[Figure scripts]
---*---
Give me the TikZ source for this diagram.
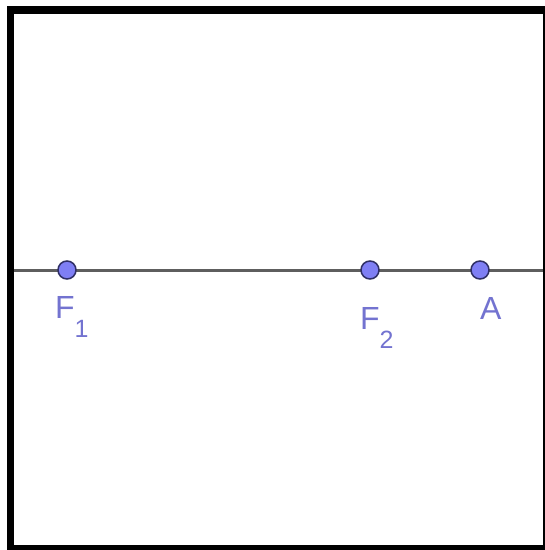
\documentclass[tikz,border=0pt]{standalone}
\usepackage{fontspec}
\setmainfont{Liberation Sans}
\definecolor{GGpoint}{HTML}{7F7FF5}
\definecolor{GGedge}{HTML}{2F2F66}
\definecolor{GGlabel}{HTML}{7373D0}
\definecolor{GGline}{HTML}{5E5E5E}
\tikzset{ggpt/.style={circle,fill=GGpoint,draw=GGedge,line width=1.5pt,
                      minimum size=18pt,inner sep=0pt},
         gglabel/.style={GGlabel,font=\fontsize{32}{32}\selectfont,
                         inner sep=0pt,anchor=base west}}
\newcommand{\ggsub}[1]{\raisebox{-19pt}{\fontsize{25}{25}\selectfont #1}}

\begin{document}
\begin{tikzpicture}[x=1pt,y=-1pt]
  \useasboundingbox (0,0) rectangle (545,550);
  % frame
  \fill[black] (7,6) rectangle (545,14);
  \fill[black] (7,6) rectangle (14,550);
  \fill[black] (7,545) rectangle (545,550);
  \fill[black] (543,6) rectangle (545,550);

  % axis line
  \coordinate (axisL) at (14,270);
  \coordinate (axisR) at (543,270);
  \draw[GGline,line width=3pt] (axisL) -- (axisR);

  % points
  \node[ggpt] (F1) at (67,270) {};
  \node[ggpt] (F2) at (370,270) {};
  \node[ggpt] (A)  at (480,270) {};

  % labels
  \node[gglabel] (labF1) at (55,318) {F\ggsub{1}};
  \node[gglabel] (labF2) at (360,329) {F\ggsub{2}};
  \node[gglabel] (labA)  at (480,319) {A};
\end{tikzpicture}
\end{document}
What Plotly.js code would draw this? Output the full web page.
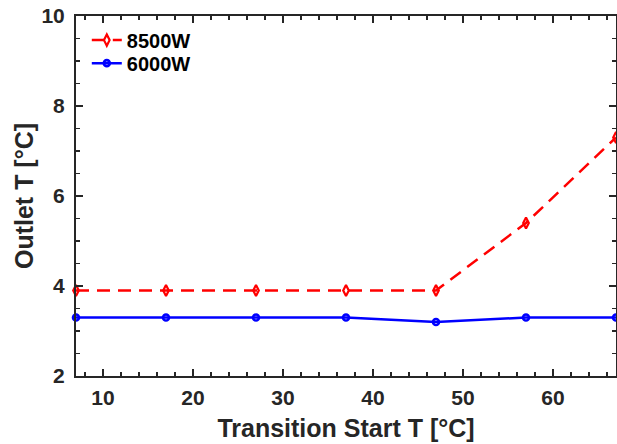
<!DOCTYPE html>
<html>
<head>
<meta charset="utf-8">
<script src="https://cdn.plot.ly/plotly-3.0.1.min.js"></script>
<style>html,body{margin:0;padding:0;background:#fff;}#chart{width:617px;height:444px;}</style>
</head>
<body>
<div id="chart"></div>
<script>
var transitionStart = [7, 17, 27, 37, 47, 57, 67];
var outlet8500 = [3.9, 3.9, 3.9, 3.9, 3.9, 5.4, 7.3];
var outlet6000 = [3.3, 3.3, 3.3, 3.3, 3.2, 3.3, 3.3];
var seriesNames = ['8500W', '6000W'];

var FONT = 'Liberation Sans, Arial, sans-serif';
var traces = [
  {
    x: transitionStart, y: outlet8500, name: seriesNames[0],
    type: 'scatter', mode: 'lines+markers', legend: 'legend',
    line: {color: '#ff0000', width: 2.5, dash: '13px,8px'},
    marker: {symbol: 'diamond-tall-open', size: 8, color: '#ff0000', line: {width: 2.2, color: '#ff0000'}},
    cliponaxis: false
  },
  {
    x: transitionStart, y: outlet6000, name: seriesNames[1],
    type: 'scatter', mode: 'lines+markers', legend: 'legend2',
    line: {color: '#0000ff', width: 2.5},
    marker: {symbol: 'circle-open', size: 6, color: '#0000ff', line: {width: 2.6, color: '#0000ff'}},
    cliponaxis: false
  }
];

var legendFont = {family: FONT, size: 20, color: '#000000', weight: 'bold'};
var layout = {
  width: 617, height: 444,
  margin: {l: 76, r: 1, t: 16, b: 68},
  paper_bgcolor: '#ffffff', plot_bgcolor: '#ffffff',
  font: {family: FONT, color: '#262626', size: 20, weight: 'bold'},
  showlegend: true,
  legend: {
    x: 0.02, y: 0.933, xanchor: 'left', yanchor: 'middle',
    bgcolor: 'rgba(0,0,0,0)', borderwidth: 0, font: legendFont
  },
  legend2: {
    x: 0.02, y: 0.869, xanchor: 'left', yanchor: 'middle',
    bgcolor: 'rgba(0,0,0,0)', borderwidth: 0, font: legendFont
  },
  xaxis: {
    range: [7, 67], dtick: 10, tick0: 0,
    ticks: 'inside', ticklen: 7, tickwidth: 1.5, tickcolor: '#262626',
    showline: true, linecolor: '#262626', linewidth: 2, mirror: 'ticks',
    showgrid: false, zeroline: false, ticklabelstandoff: 2,
    tickfont: {family: FONT, size: 21, color: '#262626', weight: 'bold'},
    minor: {ticks: 'inside', ticklen: 4, tickwidth: 1.5, tickcolor: '#262626', dtick: 2, tick0: 0, showgrid: false},
    title: {text: 'Transition Start T [°C]', font: {family: FONT, size: 25, color: '#262626', weight: 'bold'}, standoff: 11}
  },
  yaxis: {
    range: [2, 10], dtick: 2, tick0: 0,
    ticks: 'inside', ticklen: 7, tickwidth: 1.5, tickcolor: '#262626',
    showline: true, linecolor: '#262626', linewidth: 2, mirror: 'ticks',
    showgrid: false, zeroline: false, ticklabelstandoff: 5,
    tickfont: {family: FONT, size: 21, color: '#262626', weight: 'bold'},
    minor: {ticks: 'inside', ticklen: 4, tickwidth: 1.5, tickcolor: '#262626', dtick: 0.5, tick0: 0, showgrid: false},
    title: {text: 'Outlet T [°C]', font: {family: FONT, size: 25, color: '#262626', weight: 'bold'}, standoff: 1}
  }
};

Plotly.newPlot('chart', traces, layout, {displayModeBar: false, staticPlot: true});
</script>
</body>
</html>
---*---
● To do
Set the pictures aside and transcribe the data above exactly.

● Expected answer
Give me the TikZ source for this diagram.
\documentclass[tikz,border=0pt]{standalone}
\usepackage{fontspec}
\setmainfont{Liberation Sans}
\definecolor{GGpoint}{HTML}{7F7FF5}
\definecolor{GGedge}{HTML}{2F2F66}
\definecolor{GGlabel}{HTML}{7373D0}
\definecolor{GGline}{HTML}{5E5E5E}
\tikzset{ggpt/.style={circle,fill=GGpoint,draw=GGedge,line width=1.5pt,
                      minimum size=18pt,inner sep=0pt},
         gglabel/.style={GGlabel,font=\fontsize{32}{32}\selectfont,
                         inner sep=0pt,anchor=base west}}
\newcommand{\ggsub}[1]{\raisebox{-19pt}{\fontsize{25}{25}\selectfont #1}}

\begin{document}
\begin{tikzpicture}[x=1pt,y=-1pt]
  \useasboundingbox (0,0) rectangle (545,550);
  % frame
  \fill[black] (7,6) rectangle (545,14);
  \fill[black] (7,6) rectangle (14,550);
  \fill[black] (7,545) rectangle (545,550);
  \fill[black] (543,6) rectangle (545,550);

  % axis line
  \coordinate (axisL) at (14,270);
  \coordinate (axisR) at (543,270);
  \draw[GGline,line width=3pt] (axisL) -- (axisR);

  % points
  \node[ggpt] (F1) at (67,270) {};
  \node[ggpt] (F2) at (370,270) {};
  \node[ggpt] (A)  at (480,270) {};

  % labels
  \node[gglabel] (labF1) at (55,318) {F\ggsub{1}};
  \node[gglabel] (labF2) at (360,329) {F\ggsub{2}};
  \node[gglabel] (labA)  at (480,319) {A};
\end{tikzpicture}
\end{document}
What Plotly.js code would draw this? Output the full web page.
<!DOCTYPE html>
<html>
<head>
<meta charset="utf-8">
<script src="https://cdn.plot.ly/plotly-3.0.1.min.js"></script>
<style>html,body{margin:0;padding:0;background:#fff;}#chart{width:617px;height:444px;}</style>
</head>
<body>
<div id="chart"></div>
<script>
var transitionStart = [7, 17, 27, 37, 47, 57, 67];
var outlet8500 = [3.9, 3.9, 3.9, 3.9, 3.9, 5.4, 7.3];
var outlet6000 = [3.3, 3.3, 3.3, 3.3, 3.2, 3.3, 3.3];
var seriesNames = ['8500W', '6000W'];

var FONT = 'Liberation Sans, Arial, sans-serif';
var traces = [
  {
    x: transitionStart, y: outlet8500, name: seriesNames[0],
    type: 'scatter', mode: 'lines+markers', legend: 'legend',
    line: {color: '#ff0000', width: 2.5, dash: '13px,8px'},
    marker: {symbol: 'diamond-tall-open', size: 8, color: '#ff0000', line: {width: 2.2, color: '#ff0000'}},
    cliponaxis: false
  },
  {
    x: transitionStart, y: outlet6000, name: seriesNames[1],
    type: 'scatter', mode: 'lines+markers', legend: 'legend2',
    line: {color: '#0000ff', width: 2.5},
    marker: {symbol: 'circle-open', size: 6, color: '#0000ff', line: {width: 2.6, color: '#0000ff'}},
    cliponaxis: false
  }
];

var legendFont = {family: FONT, size: 20, color: '#000000', weight: 'bold'};
var layout = {
  width: 617, height: 444,
  margin: {l: 76, r: 1, t: 16, b: 68},
  paper_bgcolor: '#ffffff', plot_bgcolor: '#ffffff',
  font: {family: FONT, color: '#262626', size: 20, weight: 'bold'},
  showlegend: true,
  legend: {
    x: 0.02, y: 0.933, xanchor: 'left', yanchor: 'middle',
    bgcolor: 'rgba(0,0,0,0)', borderwidth: 0, font: legendFont
  },
  legend2: {
    x: 0.02, y: 0.869, xanchor: 'left', yanchor: 'middle',
    bgcolor: 'rgba(0,0,0,0)', borderwidth: 0, font: legendFont
  },
  xaxis: {
    range: [7, 67], dtick: 10, tick0: 0,
    ticks: 'inside', ticklen: 7, tickwidth: 1.5, tickcolor: '#262626',
    showline: true, linecolor: '#262626', linewidth: 2, mirror: 'ticks',
    showgrid: false, zeroline: false, ticklabelstandoff: 2,
    tickfont: {family: FONT, size: 21, color: '#262626', weight: 'bold'},
    minor: {ticks: 'inside', ticklen: 4, tickwidth: 1.5, tickcolor: '#262626', dtick: 2, tick0: 0, showgrid: false},
    title: {text: 'Transition Start T [°C]', font: {family: FONT, size: 25, color: '#262626', weight: 'bold'}, standoff: 11}
  },
  yaxis: {
    range: [2, 10], dtick: 2, tick0: 0,
    ticks: 'inside', ticklen: 7, tickwidth: 1.5, tickcolor: '#262626',
    showline: true, linecolor: '#262626', linewidth: 2, mirror: 'ticks',
    showgrid: false, zeroline: false, ticklabelstandoff: 5,
    tickfont: {family: FONT, size: 21, color: '#262626', weight: 'bold'},
    minor: {ticks: 'inside', ticklen: 4, tickwidth: 1.5, tickcolor: '#262626', dtick: 0.5, tick0: 0, showgrid: false},
    title: {text: 'Outlet T [°C]', font: {family: FONT, size: 25, color: '#262626', weight: 'bold'}, standoff: 1}
  }
};

Plotly.newPlot('chart', traces, layout, {displayModeBar: false, staticPlot: true});
</script>
</body>
</html>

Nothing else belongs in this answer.